BEIRUT/AMMAN: Syrian regime forces Thursday battled to reach troops trapped in rebel bastion Eastern Ghouta, as an activist group said at least 30 civilians died in Russian and government bombardments. State television said “army units had launched an assault to break the siege” of the Armored Vehicle Base where some 250 soldiers are believed to be cut off.
On the outskirts of Damascus, Eastern Ghouta is one of the last remaining opposition strongholds in Syria and has itself been under government siege since 2013, causing severe food and medicine shortages for up to 400,000 residents.

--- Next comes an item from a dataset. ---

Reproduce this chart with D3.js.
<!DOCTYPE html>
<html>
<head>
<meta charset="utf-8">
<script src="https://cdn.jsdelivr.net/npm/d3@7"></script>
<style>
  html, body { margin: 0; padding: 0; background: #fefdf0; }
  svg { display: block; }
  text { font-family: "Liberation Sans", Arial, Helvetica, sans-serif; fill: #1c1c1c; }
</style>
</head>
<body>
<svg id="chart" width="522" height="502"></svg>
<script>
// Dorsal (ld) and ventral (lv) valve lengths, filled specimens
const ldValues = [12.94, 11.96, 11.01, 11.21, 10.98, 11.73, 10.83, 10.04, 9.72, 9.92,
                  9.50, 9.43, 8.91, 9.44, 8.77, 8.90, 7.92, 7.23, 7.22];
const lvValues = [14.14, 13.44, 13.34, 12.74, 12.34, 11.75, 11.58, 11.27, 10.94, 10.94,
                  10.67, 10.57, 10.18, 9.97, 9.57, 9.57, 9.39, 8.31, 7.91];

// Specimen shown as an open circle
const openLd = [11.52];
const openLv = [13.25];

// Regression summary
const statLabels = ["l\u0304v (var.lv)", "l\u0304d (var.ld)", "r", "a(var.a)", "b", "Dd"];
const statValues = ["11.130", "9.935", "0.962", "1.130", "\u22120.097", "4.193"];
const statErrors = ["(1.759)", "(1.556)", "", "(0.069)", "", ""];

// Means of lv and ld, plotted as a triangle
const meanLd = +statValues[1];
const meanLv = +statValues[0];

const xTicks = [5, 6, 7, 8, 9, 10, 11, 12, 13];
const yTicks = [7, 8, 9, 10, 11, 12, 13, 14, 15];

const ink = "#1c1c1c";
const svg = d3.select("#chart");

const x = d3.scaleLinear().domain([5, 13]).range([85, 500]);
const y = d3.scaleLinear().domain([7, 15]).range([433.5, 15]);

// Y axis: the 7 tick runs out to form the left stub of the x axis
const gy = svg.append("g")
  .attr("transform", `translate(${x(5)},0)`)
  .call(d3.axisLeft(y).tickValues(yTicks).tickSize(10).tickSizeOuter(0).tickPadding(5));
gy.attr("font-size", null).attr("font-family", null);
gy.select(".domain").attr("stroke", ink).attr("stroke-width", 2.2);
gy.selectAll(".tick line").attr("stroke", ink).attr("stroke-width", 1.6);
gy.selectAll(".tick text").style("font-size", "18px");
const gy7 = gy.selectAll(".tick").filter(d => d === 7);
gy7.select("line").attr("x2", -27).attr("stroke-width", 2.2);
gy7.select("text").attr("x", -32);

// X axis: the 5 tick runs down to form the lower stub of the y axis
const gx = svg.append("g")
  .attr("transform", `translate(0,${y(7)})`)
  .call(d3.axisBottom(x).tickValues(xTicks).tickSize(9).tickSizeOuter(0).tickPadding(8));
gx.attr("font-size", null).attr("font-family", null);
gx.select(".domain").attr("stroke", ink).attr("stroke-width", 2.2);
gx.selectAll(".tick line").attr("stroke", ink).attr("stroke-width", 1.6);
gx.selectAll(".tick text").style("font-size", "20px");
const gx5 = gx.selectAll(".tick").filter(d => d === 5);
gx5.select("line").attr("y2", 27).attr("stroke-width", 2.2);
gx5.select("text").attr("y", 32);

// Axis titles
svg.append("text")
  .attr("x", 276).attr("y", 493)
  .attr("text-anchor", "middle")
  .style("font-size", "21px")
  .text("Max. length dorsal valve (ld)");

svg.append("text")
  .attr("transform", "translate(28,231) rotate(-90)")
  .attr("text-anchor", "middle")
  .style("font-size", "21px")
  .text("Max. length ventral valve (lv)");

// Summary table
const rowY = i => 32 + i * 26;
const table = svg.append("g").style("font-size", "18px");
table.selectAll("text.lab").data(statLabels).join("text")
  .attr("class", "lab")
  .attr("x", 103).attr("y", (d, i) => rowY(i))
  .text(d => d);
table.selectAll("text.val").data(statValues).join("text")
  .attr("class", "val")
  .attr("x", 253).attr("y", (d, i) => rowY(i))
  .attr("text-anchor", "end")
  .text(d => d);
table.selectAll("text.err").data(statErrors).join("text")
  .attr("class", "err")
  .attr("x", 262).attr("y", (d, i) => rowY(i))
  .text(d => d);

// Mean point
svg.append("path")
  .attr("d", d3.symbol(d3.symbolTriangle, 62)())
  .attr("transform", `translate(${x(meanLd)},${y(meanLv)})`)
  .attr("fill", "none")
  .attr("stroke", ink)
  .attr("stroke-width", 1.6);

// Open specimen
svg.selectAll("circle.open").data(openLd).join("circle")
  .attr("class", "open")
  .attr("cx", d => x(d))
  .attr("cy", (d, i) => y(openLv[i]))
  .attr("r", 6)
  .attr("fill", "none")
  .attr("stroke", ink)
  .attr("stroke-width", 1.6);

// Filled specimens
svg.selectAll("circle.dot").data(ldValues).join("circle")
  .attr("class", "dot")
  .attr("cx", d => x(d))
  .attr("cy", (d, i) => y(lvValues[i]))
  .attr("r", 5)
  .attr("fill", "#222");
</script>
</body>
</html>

The regime base on the edge of the region was surrounded by rebels at the start of the week after an offensive that involved Hay’at Tahrir al-Sham, an alliance dominated by a former Al-Qaeda affiliate, the British-based Syrian Observatory for Human Rights said. Observatory head Rami Abdel-Rahman said “violent clashes were taking place” Thursday close to the base, the only one in Eastern Ghouta still held by President Bashar Assad’s forces.
Twenty were killed and more than 40 people wounded in Russian airstrikes in the Eastern Ghouta town of Misraba, while the remainder died in regime raids in other areas.
Seven children and 11 women were among those killed, said Abdel-Rahman, which relies on a network of sources inside Syria. At least 10 people were killed in aerial strikes in other nearby towns, the Observatory, rescuers and residents said.
Victims were taken to a hospital in Douma, where an AFP correspondent saw rescuers bringing in mostly women and children. Medical staff tried to revive a child who had been pulled from the rubble, but without success. A young girl among the wounded received stitches for a serious injury to her face.
Jets also pounded Harasta, on the western edge of the enclave, where rebels this week besieged and overran a major military base which residents say the army uses to pound residential areas.
The rebel assault aimed partly to relieve the pressure of the tightening siege.
Eastern Ghouta is one of four “de-escalation zones” agreed by Russia, as well as regime backer Iran and rebel supporter Turkey, to help halt fighting around Syria. The deal excludes HTS, but other larger rebel groups in Eastern Ghouta are part of it.
The latest fighting there comes as regime troops backed up by Russian airpower battle rebels and militants on the edge of northwestern Idlib province, the only region still fully beyond Assad’s control.
The government push near Idlib – also a “de-escalation zone” – follows two months of sporadic fighting that the United Nations says has displaced more than 60,000 people.
Meanwhile, Russia’s Defense Ministry Thursday said two servicemen were killed in a New Year’s Eve mortar attack by Islamist militants on its Hmeimim airbase in Latakia province, but denied media reports seven military planes were destroyed.